Pensar una vida fusionada implica que alguna de esas divisiones vayan desapareciendo y con ello ciertas limitaciones que traen aparejadas.

Implica ir deshaciendo aquellas divisiones que se forjaron como respuestas a situaciones desagradables o dolorosas en algún momento de nuestra vida en la que no teníamos la fortaleza suficiente para sobrellevarlas, y que con el desarrollo han quedado sedimentadas como algo propio. Divisiones en respuesta a o como consecuencia de la ideología. Divisiones que nos alejan de nosotros mismos. Es decir, implica abandonar el narcisismo exacerbado de nuestro tiempo.

A la vez que nos lleva a desandar un camino, nos invita a caminar por una senda propia. Fusionar lo público y lo privado es fusionar la vida, es llegar al punto en el que mi pensamiento no entre en contradicción con mi hacer en el mundo, es a la vez sentirme singular siendo parte de un todo.

Allí se juega la fuerza vital. Allí se juega la propia vida.


Conclusión

La vida privada no es una realidad natural que nos venga dada desde el origen de los tiempos, sino más bien una realidad histórica construida de manera diferente por determinadas sociedades.[9]

Esta afirmación no presenta ninguna dificultad, nadie la puede negar y ni tan siquiera ponerla en duda. Ahora bien, asumir esa idea como una sentencia es quedar apresado en los despliegues propios de cada momento histórico social.
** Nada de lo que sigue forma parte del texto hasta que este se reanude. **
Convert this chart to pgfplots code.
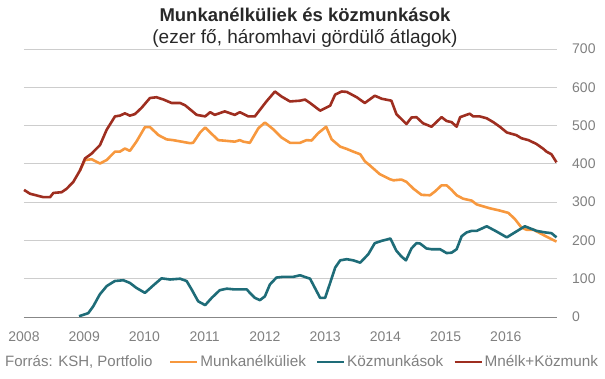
\documentclass[border=0pt]{standalone}
\usepackage{pgfplots}
\pgfplotsset{compat=1.18}
\usepackage{pgfplotstable}
\usepackage{fontspec}
\setmainfont{Liberation Sans}
\definecolor{cOrange}{RGB}{247,152,62}
\definecolor{cTeal}{RGB}{30,108,120}
\definecolor{cRed}{RGB}{158,46,32}
\definecolor{cGrid}{RGB}{205,205,205}
\definecolor{cAxis}{RGB}{135,135,135}
\definecolor{cText}{RGB}{128,128,128}
\definecolor{cTitle}{RGB}{40,40,40}

\pgfplotstableread{
m v
0 332
1.2 322
3.85 313
5.2 313
5.84 324
7.5 326
8.5 335
9.83 353
11.16 383
12.15 414
13.48 427
15.14 449
16.47 489
18.13 524
19.12 526
20.1 532
21.1 526
22.1 530
23.4 546
25.1 572
26.4 574
27.8 568
29.4 559
31.1 559
32.1 553
33.4 539
34.4 528
36.1 524
37.1 535
38.0 528
40.0 537
42.0 528
43.0 535
44.7 524
46.0 524
48.3 563
50.0 589
51.3 576
53.0 563
55.0 565
56.0 568
57.0 559
59.0 539
61.0 552
62.0 581
63.3 589
64.3 588
66.3 574
67.9 559
69.9 578
71.3 570
73.2 565
74.2 530
76.2 504
77.2 521
78.2 522
79.5 506
81.2 497
83.2 522
84.2 512
85.2 509
86.2 497
86.9 522
88.8 531
89.5 524
90.8 524
92.2 519
93.5 509
94.8 497
96.2 482
98.1 475
99.1 467
100.5 462
102.1 452
103.5 439
104.1 432
105.1 425
106.1 404
}\redtab

\pgfplotstableread{
m v
11.16 383
12.15 410
13.48 412
15.14 401
16.47 410
18.13 432
19.12 432
20.1 440
21.1 434
22.4 458
24.1 496
25.1 496
26.8 475
28.4 464
29.7 462
31.4 458
33.1 454
33.7 455
35.1 482
36.1 495
37.1 482
38.7 462
40.4 460
42.0 458
43.0 462
43.7 458
45.0 455
46.7 493
48.0 508
49.7 490
51.3 469
53.0 455
55.0 455
56.3 462
57.3 461
58.6 480
60.2 497
61.3 464
63.0 445
64.3 439
65.6 432
67.0 425
67.9 407
68.9 396
70.9 373
72.9 360
73.6 357
75.2 359
76.2 353
77.6 335
79.2 319
80.9 318
81.9 328
83.2 344
84.2 344
85.2 332
86.2 318
87.5 309
89.2 304
90.2 294
91.5 289
92.8 284
94.8 278
96.5 272
97.8 256
99.1 234
100.1 228
101.5 228
104.1 210
106.1 197
}\orangetab

\pgfplotstableread{
m v
10.96 2
12.8 10
13.8 28
15.1 59
16.5 81
18.1 94
19.8 96
21.1 89
22.4 76
24.1 63
25.8 83
27.4 101
29.1 98
31.1 100
32.4 94
33.4 72
34.7 41
36.1 31
37.4 50
39.0 70
40.4 74
42.0 72
44.4 72
45.0 63
46.0 50
47.0 44
48.0 54
49.0 85
50.3 103
51.7 105
53.7 105
55.0 109
57.0 100
59.0 50
60.0 50
61.0 89
62.0 129
63.0 148
64.3 151
65.6 148
67.0 142
68.6 164
69.9 193
71.3 199
72.2 202
73.0 205
74.2 173
75.2 158
76.1 148
77.2 179
78.2 193
78.9 192
80.2 179
81.2 177
82.9 177
84.2 167
85.2 168
86.2 177
87.2 211
88.2 221
89.2 225
90.2 225
92.2 237
94.2 223
96.2 208
97.8 221
99.8 237
102.1 225
103.8 221
105.1 219
106.1 208
}\tealtab

\begin{document}
\begin{tikzpicture}
\path[use as bounding box] (0,0) rectangle (605pt,378pt);
\begin{axis}[
  at={(24pt,61pt)}, anchor=south west,
  scale only axis, width=533pt, height=268pt,
  xmin=0, xmax=106.2, ymin=0, ymax=700,
  axis y line*=right, axis x line*=bottom,
  axis line style={draw=none},
  xtick={0,12,24,36,48,60,72,84,96},
  xticklabels={2008,2009,2010,2011,2012,2013,2014,2015,2016},
  ytick={0,100,...,700},
  major tick length=0pt,
  ymajorgrids, grid style={cGrid, line width=0.9pt},
  tick label style={font=\fontsize{14}{16}\selectfont, text=cText},
  /pgf/number format/assume math mode=true,
  xticklabel style={anchor=north, inner sep=0pt, yshift=-15pt},
  yticklabel style={anchor=west, inner sep=0pt, xshift=15pt},
  legend columns=3,
  legend style={at={(axis description cs:0.272,-0.168)}, anchor=west,
    draw=none, fill=none, inner sep=0pt,
    nodes={inner sep=0pt, text=cText, font=\fontsize{15.3}{17}\selectfont},
    /tikz/every even column/.append style={column sep=10pt}},
  legend image code/.code={\draw[#1] (0pt,0pt) -- (27pt,0pt); \path[draw=none,fill=none] (0pt,-4pt) rectangle (30pt,4pt);},
  every axis plot/.append style={line width=2.6pt, line join=round},
  clip=false,
]
\addplot[cOrange] table[x=m,y=v] {\orangetab};
\addlegendentry{Munkanélküliek}
\addplot[cTeal] table[x=m,y=v] {\tealtab};
\addlegendentry{Közmunkások}
\addplot[cRed] table[x=m,y=v] {\redtab};
\addlegendentry{Mnélk+Közmunk}
\draw[cAxis, line width=1pt] (axis cs:0,0) -- (axis cs:106.2,0);
\end{axis}
\node[font=\bfseries\fontsize{18.5}{21}\selectfont, text=cTitle] at (305pt,363pt) {Munkanélküliek és közmunkások};
\node[font=\fontsize{19}{21}\selectfont, text=cTitle] at (305pt,340pt) {(ezer fő, háromhavi gördülő átlagok)};
\node[anchor=west, inner sep=0pt, font=\fontsize{15}{17}\selectfont, text=cText] at (5pt,16pt) {Forrás: KSH, Portfolio};
\end{tikzpicture}
\end{document}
Sin embargo, pensarnos en flujo con el mundo en un tiempo no lineal nos abre las puertas a lo singular; en el decir de Pistorius, un personaje del libro Demian, de Hermann Hesse, nos abre las puertas a la humanidad:

Acostumbramos a trazar límites demasiado estrechos a nuestra personalidad. Consideramos que solamente pertenece a nuestra persona lo que reconocemos como individual y diferenciador. Pero cada uno de nosotros está constituido por la totalidad del mundo; y así como llevamos en nuestro cuerpo la trayectoria de la evolución hasta el pez y aún más allá, así llevamos en el alma todo lo que desde un principio ha vivido en las almas humanas. [...] Pero hay una gran diferencia entre llevar el mundo en sí y saberlo [...] Mientras no lo sepa es como un árbol o una piedra; en el mejor de los casos, como un animal. En el momento que tenga la primera chispa de conciencia, se convertirá en un hombre.[10]


Barcelona, marzo 2016


Notas

1 Nuestras fuentes son la obra de cinco volúmenes de Georges Duby y Philippe Ariès, Historia de la vida privada, Editorial Taurus, 1992, y un artículo de la historiadora Begoña Pernas, Utopías de la vida privada. 
2 Es el padre de la familia protagonista y uno de los personajes centrales de una serie de televisión de dibujos animados llamada Los Simpson. 
3 Bauman, Zygmunt: Amor líquido, Editorial Fondo de Cultura Económica, 2005, p. 70. 
4 Fromm, Erich: El miedo a la libertad, Editorial Paidós, Nueva Biblioteca, Barcelona, 2000, p. 342. 
5 Morente García, Manuel: La filosofía de Kant, Ediciones Cristiandad, Madrid, 2004, p. 129-130. 
6 Reich, Wilhelm: Psicología de masas del fascismo, Editorial Bruguera, Barcelona, 1980, p. 48. 
7 Nietzsche, Friedrich: Así habló Zaratustra, Editorial Alianza, Madrid, 1997, p. 413. 
8 El concepto griego de individuo (átomo) indica lo indivisible, algo elemental que no admite unidades inferiores. 
9 Duby, Georges; Ariès, Philippe: Historia de la vida privada, La vida privada en el siglo XX, Editorial Taurus, 1992, p. 14. 
10 Hesse, Hermann: Demian, Editorial Alianza, Madrid, 1998, p.113-114.